Mayhem at mealtime

Delaware Theatre Company presents Becky Mode's 'Fully Committed'

In
3 minute read
Kraig Swartz lands in the Big Apple's core as a hot restaurant's first line of defense. (Photo by Matt Urban/NuPOINT Marketing.)
Kraig Swartz lands in the Big Apple's core as a hot restaurant's first line of defense. (Photo by Matt Urban/NuPOINT Marketing.)

Delaware Theatre Company’s production of Becky Mode’s Fully Committed zips by like an elusive restaurant server hoping you’ll vacate the table. Fine-dining aficionados — you know who you are —know that scene. Do you think you’re special? You’ll find out for sure when you call the person manning the newest, hottest restaurant’s reservation hotline.​

Dozens of people, one actor

In Mode’s comedy, Sam Peliczowski (charming, disarming, agile, amazing Kraig Swartz) plays a probably-too-nice New York actor from the Midwest who’s having a dry spell in his stage work. So he does what performers often do — returns to a job that gives him structure, income, and very little satisfaction.

Here, that job is minding the reservations phone line at a never-named trendy Manhattan restaurant. It’s at the cutting edge of cuisine, teetering on the brink of excess and ridiculousness, just like the panoply of patrons who call for reservations — one after another, over and over.

Swartz plays them all. It takes a few minutes to adjust to his head-swiveling character switchbacks, but soon the convention becomes the norm and you realize just how adroitly this actor transforms. “Quick-change” usually describes a wardrobe switch, but here it requires entirely new personae — dozens of them.

The Philadelphia actor masters a dazzling array of vocal and physical pyrotechnics, delivering them with flair, good humor, and gusto. He changes accents every few seconds, so that even the savviest theatergoer (or reviewer) is left wondering how Swartz — like his character Sam — can possibly keep everything on track.

More than one star

The plot is slight — there’s really only a single premise — and at the beginning, it’s frenetically repetitive. But as the show moves forward the playwright builds an arc into the narrative, allowing the hyperactivity to drop occasionally into quieter territory so the actor — and his audience — can breathe and process what’s happening.

Heaven above, hell below: the clever contrasts of Dirk Durossette's set design. (Photo by Matt Urban/NuPOINT Marketing.)
Heaven above, hell below: the clever contrasts of Dirk Durossette's set design. (Photo by Matt Urban/NuPOINT Marketing.)

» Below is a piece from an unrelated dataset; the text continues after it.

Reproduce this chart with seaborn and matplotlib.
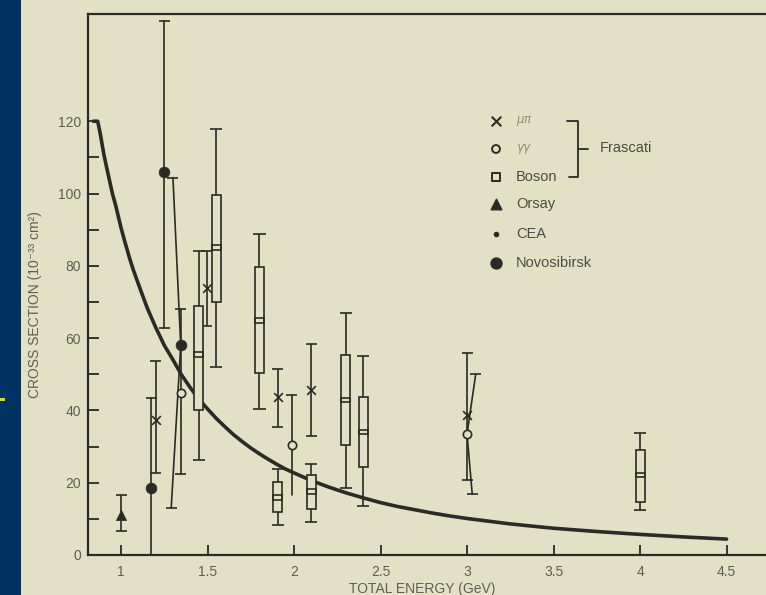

This allows Swartz to open a window on the difficulties of theatrical life (something he probably knows all too well) and portray the sweetness at the core of this character. You can’t help but cheer him on.

Dirk Durossette’s scenic design cleverly contrasts Manhattan’s elegant skyline with the grubby basement workspace that’s de rigueur for just about every restaurant. Lily Fossner’s lights bump up and down to help illuminate character and locale changes.

There might be just one actor in this show, but there’s also an invisible star. Toby Pettit’s telephonic sound design creates a cacophony of cues — hundreds of them, it seems — that require split-second timing. Stage manager Alison Hassman coordinates all the rings, phone buttons, cell phones, and prerecorded offstage voices. She plays the soundboard like a musical instrument and syncs it to the actor’s movements with absolute precision.

Though this show was written and first performed a decade ago, the restaurant scene is still just as imperious. Seeking a week-in-advance 4:30pm reservation at a nice-but-not-trendy Manhattan restaurant, this reviewer was recently told they couldn’t guarantee a table: “Parties of four may sit at the communal table.” Yet the restaurant was virtually empty when we arrived.

But there are no reservations when you dine at DTC with Swartz and MacMillan.